**DATA EXTRACT**
%%

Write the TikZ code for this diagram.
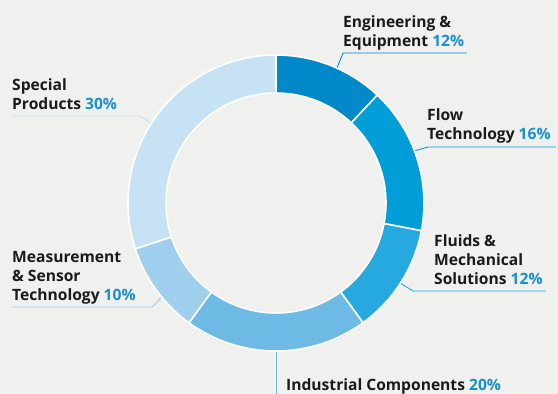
\documentclass[tikz,border=0pt]{standalone}
\usepackage{fontspec}
\setmainfont{Open Sans}
\usetikzlibrary{calc, positioning}
\definecolor{bgc}{HTML}{F0F0EE}
\definecolor{txtc}{HTML}{1A1A1A}
\definecolor{pctc}{HTML}{1B8FD0}
\definecolor{engc}{HTML}{0088C9}
\definecolor{flowc}{HTML}{009DD6}
\definecolor{fluidc}{HTML}{25A9DF}
\definecolor{indc}{HTML}{6DBBE5}
\definecolor{measc}{HTML}{A0CFEE}
\definecolor{specc}{HTML}{C6E2F4}
\newcommand{\pct}[1]{\textcolor{pctc}{#1}}

\begin{document}
\begin{tikzpicture}[x=1pt, y=1pt,
            part/.style={draw=white, line width=1.6pt, line join=miter},
            lbl/.style={font=\fontsize{15.6}{19}\selectfont\bfseries, text=txtc, align=left,
                inner sep=0pt, text depth=0pt, anchor=south west},
            lead/.style={#1, line width=0.9pt}]
        \fill[bgc] (-276,-191) rectangle (282,203);
        \useasboundingbox (-276,-191) rectangle (282,203);
        % ring, clockwise from the top
        \filldraw[part, fill=engc] (90:148) arc[start angle=90, end angle=46.8, radius=148] -- (46.8:110) arc[start angle=46.8, end angle=90, radius=110] -- cycle;
        \filldraw[part, fill=flowc] (46.8:148) arc[start angle=46.8, end angle=-10.8, radius=148] -- (-10.8:110) arc[start angle=-10.8, end angle=46.8, radius=110] -- cycle;
        \filldraw[part, fill=fluidc] (-10.8:148) arc[start angle=-10.8, end angle=-54, radius=148] -- (-54:110) arc[start angle=-54, end angle=-10.8, radius=110] -- cycle;
        \filldraw[part, fill=indc] (-54:148) arc[start angle=-54, end angle=-126, radius=148] -- (-126:110) arc[start angle=-126, end angle=-54, radius=110] -- cycle;
        \filldraw[part, fill=measc] (-126:148) arc[start angle=-126, end angle=-162, radius=148] -- (-162:110) arc[start angle=-162, end angle=-126, radius=110] -- cycle;
        \filldraw[part, fill=specc] (-162:148) arc[start angle=-162, end angle=-270, radius=148] -- (-270:110) arc[start angle=-270, end angle=-162, radius=110] -- cycle;
        % where the leaders leave the ring
        \coordinate (eng) at (65.7:148.8);
        \coordinate (flow) at (20.6:148.8);
        \coordinate (fluid) at (-32.8:148.8);
        \coordinate (ind) at (-90:148.8);
        \coordinate (meas) at (-140.5:148.8);
        \coordinate (spec) at (147.4:148.8);
        % labels
        \node[lbl] (eng-t) at (67,156) {Engineering \&\\Equipment \pct{12\%}};
        \node[lbl] (flow-t) at (151,63) {Flow\\Technology \pct{16\%}};
        \node[lbl] (fluid-t) at (158,-82) {Fluids \&\\Mechanical\\Solutions \pct{12\%}};
        \node[lbl] (ind-t) at (10,-187.5) {Industrial Components \pct{20\%}};
        \node[lbl] (meas-t) at (-264,-98) {Measurement\\\& Sensor\\Technology \pct{10\%}};
        \node[lbl] (spec-t) at (-264,93) {Special\\Products \pct{30\%}};
        % leaders
        \draw[lead=engc] (eng) -- ([yshift=-6pt]eng-t.south west) -- ++(124,0);
        \draw[lead=flowc] (flow) -- ([xshift=1pt, yshift=-7pt]flow-t.south west) -- ++(128,0);
        \draw[lead=fluidc] (fluid) -- ([xshift=-21pt, yshift=-6pt]fluid-t.south west) -- ++(133,0);
        \draw[lead=indc] (ind) -- ++(0,-44);
        \draw[lead=measc] (meas) -- ([xshift=140pt, yshift=-6pt]meas-t.south west) -- ([yshift=-6pt]meas-t.south west);
        \draw[lead=specc] (spec) -- ([xshift=128pt, yshift=-6pt]spec-t.south west) -- ([yshift=-6pt]spec-t.south west);
    \end{tikzpicture}
\end{document}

%%

Reproduce every line precisely as given, omitting all pictures.

Write the TikZ code for this diagram.
\documentclass[tikz,border=0pt]{standalone}
\usepackage{fontspec}
\setmainfont{Open Sans}
\usetikzlibrary{calc, positioning}
\definecolor{bgc}{HTML}{F0F0EE}
\definecolor{txtc}{HTML}{1A1A1A}
\definecolor{pctc}{HTML}{1B8FD0}
\definecolor{engc}{HTML}{0088C9}
\definecolor{flowc}{HTML}{009DD6}
\definecolor{fluidc}{HTML}{25A9DF}
\definecolor{indc}{HTML}{6DBBE5}
\definecolor{measc}{HTML}{A0CFEE}
\definecolor{specc}{HTML}{C6E2F4}
\newcommand{\pct}[1]{\textcolor{pctc}{#1}}

\begin{document}
\begin{tikzpicture}[x=1pt, y=1pt,
            part/.style={draw=white, line width=1.6pt, line join=miter},
            lbl/.style={font=\fontsize{15.6}{19}\selectfont\bfseries, text=txtc, align=left,
                inner sep=0pt, text depth=0pt, anchor=south west},
            lead/.style={#1, line width=0.9pt}]
        \fill[bgc] (-276,-191) rectangle (282,203);
        \useasboundingbox (-276,-191) rectangle (282,203);
        % ring, clockwise from the top
        \filldraw[part, fill=engc] (90:148) arc[start angle=90, end angle=46.8, radius=148] -- (46.8:110) arc[start angle=46.8, end angle=90, radius=110] -- cycle;
        \filldraw[part, fill=flowc] (46.8:148) arc[start angle=46.8, end angle=-10.8, radius=148] -- (-10.8:110) arc[start angle=-10.8, end angle=46.8, radius=110] -- cycle;
        \filldraw[part, fill=fluidc] (-10.8:148) arc[start angle=-10.8, end angle=-54, radius=148] -- (-54:110) arc[start angle=-54, end angle=-10.8, radius=110] -- cycle;
        \filldraw[part, fill=indc] (-54:148) arc[start angle=-54, end angle=-126, radius=148] -- (-126:110) arc[start angle=-126, end angle=-54, radius=110] -- cycle;
        \filldraw[part, fill=measc] (-126:148) arc[start angle=-126, end angle=-162, radius=148] -- (-162:110) arc[start angle=-162, end angle=-126, radius=110] -- cycle;
        \filldraw[part, fill=specc] (-162:148) arc[start angle=-162, end angle=-270, radius=148] -- (-270:110) arc[start angle=-270, end angle=-162, radius=110] -- cycle;
        % where the leaders leave the ring
        \coordinate (eng) at (65.7:148.8);
        \coordinate (flow) at (20.6:148.8);
        \coordinate (fluid) at (-32.8:148.8);
        \coordinate (ind) at (-90:148.8);
        \coordinate (meas) at (-140.5:148.8);
        \coordinate (spec) at (147.4:148.8);
        % labels
        \node[lbl] (eng-t) at (67,156) {Engineering \&\\Equipment \pct{12\%}};
        \node[lbl] (flow-t) at (151,63) {Flow\\Technology \pct{16\%}};
        \node[lbl] (fluid-t) at (158,-82) {Fluids \&\\Mechanical\\Solutions \pct{12\%}};
        \node[lbl] (ind-t) at (10,-187.5) {Industrial Components \pct{20\%}};
        \node[lbl] (meas-t) at (-264,-98) {Measurement\\\& Sensor\\Technology \pct{10\%}};
        \node[lbl] (spec-t) at (-264,93) {Special\\Products \pct{30\%}};
        % leaders
        \draw[lead=engc] (eng) -- ([yshift=-6pt]eng-t.south west) -- ++(124,0);
        \draw[lead=flowc] (flow) -- ([xshift=1pt, yshift=-7pt]flow-t.south west) -- ++(128,0);
        \draw[lead=fluidc] (fluid) -- ([xshift=-21pt, yshift=-6pt]fluid-t.south west) -- ++(133,0);
        \draw[lead=indc] (ind) -- ++(0,-44);
        \draw[lead=measc] (meas) -- ([xshift=140pt, yshift=-6pt]meas-t.south west) -- ([yshift=-6pt]meas-t.south west);
        \draw[lead=specc] (spec) -- ([xshift=128pt, yshift=-6pt]spec-t.south west) -- ([yshift=-6pt]spec-t.south west);
    \end{tikzpicture}
\end{document}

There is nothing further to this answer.